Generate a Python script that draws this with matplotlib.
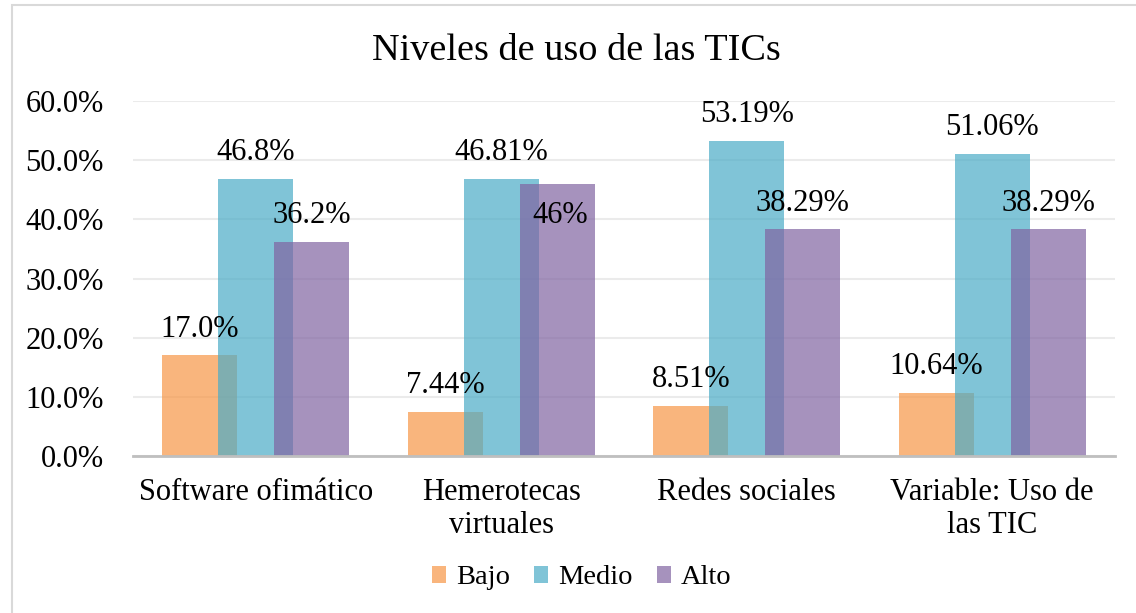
import numpy as np
import matplotlib
matplotlib.use("Agg")
import matplotlib.pyplot as plt
from matplotlib.patches import Rectangle

plt.rcParams['font.family'] = ['Liberation Serif', 'DejaVu Serif']

categorias = ["Software ofimático", "Hemerotecas\nvirtuales", "Redes sociales", "Variable: Uso de\nlas TIC"]
bajo = [17.0, 7.44, 8.51, 10.64]
medio = [46.8, 46.81, 53.19, 51.06]
alto = [36.2, 46.0, 38.29, 38.29]
etq_bajo = ["17.0%", "7.44%", "8.51%", "10.64%"]
etq_medio = ["46.8%", "46.81%", "53.19%", "51.06%"]
etq_alto = ["36.2%", "46%", "38.29%", "38.29%"]

fig = plt.figure(figsize=(11.36, 6.13), dpi=100)
ax = fig.add_axes([0.117, 0.2561, 0.8645, 0.5791])

# marco exterior (solo se ve a la izquierda y arriba)
fig.patches.append(Rectangle((12 / 1136, -0.1), 1.2, 1 - 5 / 613 + 0.1, transform=fig.transFigure,
                             fill=False, edgecolor="#D9D9D9", linewidth=1.5))

x = np.arange(len(categorias))
w = 0.305
off = 0.228
series = [
    (bajo, etq_bajo, "#F79646", "Bajo", -off),
    (medio, etq_medio, "#4BACC6", "Medio", 0),
    (alto, etq_alto, "#8064A2", "Alto", off),
]
for vals, etqs, color, nombre, d in series:
    ax.bar(x + d, np.array(vals) / 100, width=w, color=color, alpha=0.7, label=nombre, zorder=2)
    for xi, v, t in zip(x, vals, etqs):
        dy = 19
        dx = 0
        if nombre == "Alto" and t == "46%":
            dy, dx = -23, 2  # Excel lo dejó dentro de la barra
        ax.annotate(t, (xi + d, v / 100), xytext=(dx, dy), textcoords="offset points",
                    ha="center", va="center", fontsize=22, zorder=3)

ax.set_xlim(-0.5, 3.5)
ax.set_ylim(0, 0.6)
ax.set_yticks(np.arange(0, 0.61, 0.1))
ax.set_yticklabels([f"{v * 100:.1f}%" for v in np.arange(0, 0.61, 0.1)], fontsize=22)
ax.set_xticks(x)
ax.set_xticklabels(categorias, fontsize=22, linespacing=1.15)
ax.tick_params(axis="both", length=0)
ax.tick_params(axis="x", pad=16)
ax.tick_params(axis="y", pad=21)
ax.grid(axis="y", color="#EBEBEB", linewidth=1.5, zorder=0)
for s in ["top", "right", "left"]:
    ax.spines[s].set_visible(False)
ax.spines["bottom"].set_color("#BFBFBF")
ax.spines["bottom"].set_linewidth(2)
ax.spines["bottom"].set_zorder(4)

fig.text(0.5075, 0.917, "Niveles de uso de las TICs", ha="center", va="center", fontsize=27.5)

ax.legend(loc="center", bbox_to_anchor=(0.512, 1 - 578 / 613), bbox_transform=fig.transFigure,
          ncol=3, frameon=False, fontsize=20.5, handlelength=0.5, handleheight=0.5,
          handletextpad=0.35, columnspacing=0.85)

fig.savefig("out.png", dpi=100)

···

**Challenge**
Only lines belong in the copy: transcribe those from the start of the data through the line that contains "ax = fig.add_axes([0.117, 0.2561, 0.8645, 0.5791])", and skip the pictures.

**Task solution**
Generate a Python script that draws this with matplotlib.
import numpy as np
import matplotlib
matplotlib.use("Agg")
import matplotlib.pyplot as plt
from matplotlib.patches import Rectangle

plt.rcParams['font.family'] = ['Liberation Serif', 'DejaVu Serif']

categorias = ["Software ofimático", "Hemerotecas\nvirtuales", "Redes sociales", "Variable: Uso de\nlas TIC"]
bajo = [17.0, 7.44, 8.51, 10.64]
medio = [46.8, 46.81, 53.19, 51.06]
alto = [36.2, 46.0, 38.29, 38.29]
etq_bajo = ["17.0%", "7.44%", "8.51%", "10.64%"]
etq_medio = ["46.8%", "46.81%", "53.19%", "51.06%"]
etq_alto = ["36.2%", "46%", "38.29%", "38.29%"]

fig = plt.figure(figsize=(11.36, 6.13), dpi=100)
ax = fig.add_axes([0.117, 0.2561, 0.8645, 0.5791])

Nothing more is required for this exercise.